Like, say, President Joe Biden’s notoriously wayward son, Hunter Biden. According to a report last March in Politico — not exactly a hotbed of conservative journalism — Biden lied on a 2018 form when he was buying a gun to hide his history of drug abuse.


And more than a few noted that the ATF and the Justice Department don’t exactly have clean hands when it comes to illegal weapons itself.

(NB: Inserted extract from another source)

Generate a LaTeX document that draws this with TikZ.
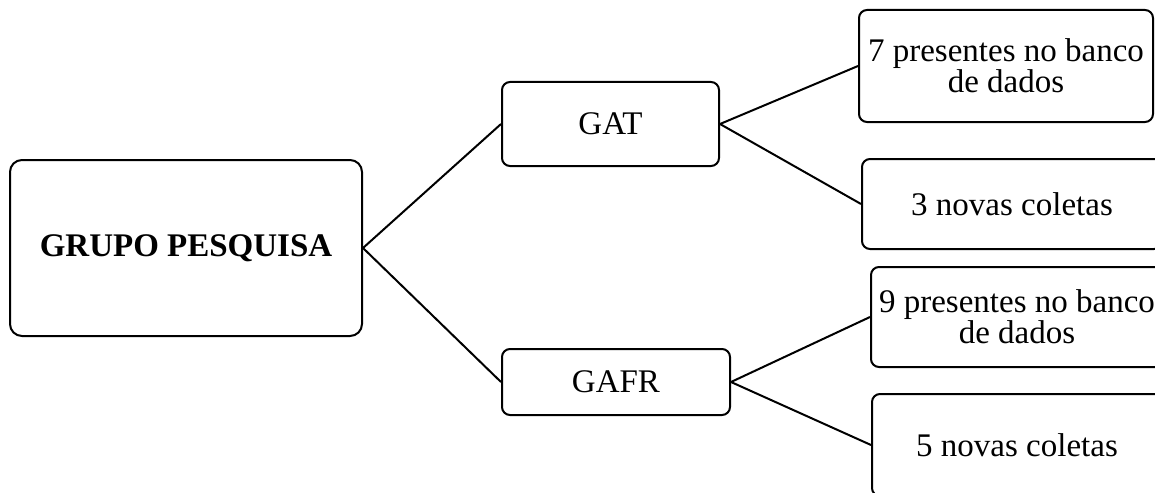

The infamous “Fast and Furious” operation run during the Obama administration by then-Attorney General Eric Holder hasn’t been as forgotten as many liberals would like. (And the memory of the late Border Patrol Agent Brian Terry.)

And, political hypocrisy aside, it’s important to note that what the ATF is looking for here is supposed evidence of illegal activity deliberately solicited from a segment of the population that would have a reason to lie about it.

Would any responsible government agency solicit — en masse — information to bring the might, and firepower, of the federal government down on any individual unfortunate enough to have a past paramour who wasn’t too picky about how to get revenge?

The answer is obvious, and it’s “no.”

Americans who care about the Second Amendment already have plenty of reasons not to trust the ATF.

Bonehead moves like this Twitter post give them one more.

As one Twitter user put it:

“Bad idea, guys. I went through an acrimonious divorce many years ago,” the user wrote. “Had my now ex-wife thought about setting me up for an armed SWAT-like ATF raid with a bogus gun sale tip, I’m fairly sure she would’ve done it.”

The geniuses at the ATF who came up with this idea better hope not too many take them up on it — and turn armed federal agents into tools of romantic revenge.

Bad as it’s backfired now, it could get a lot worse.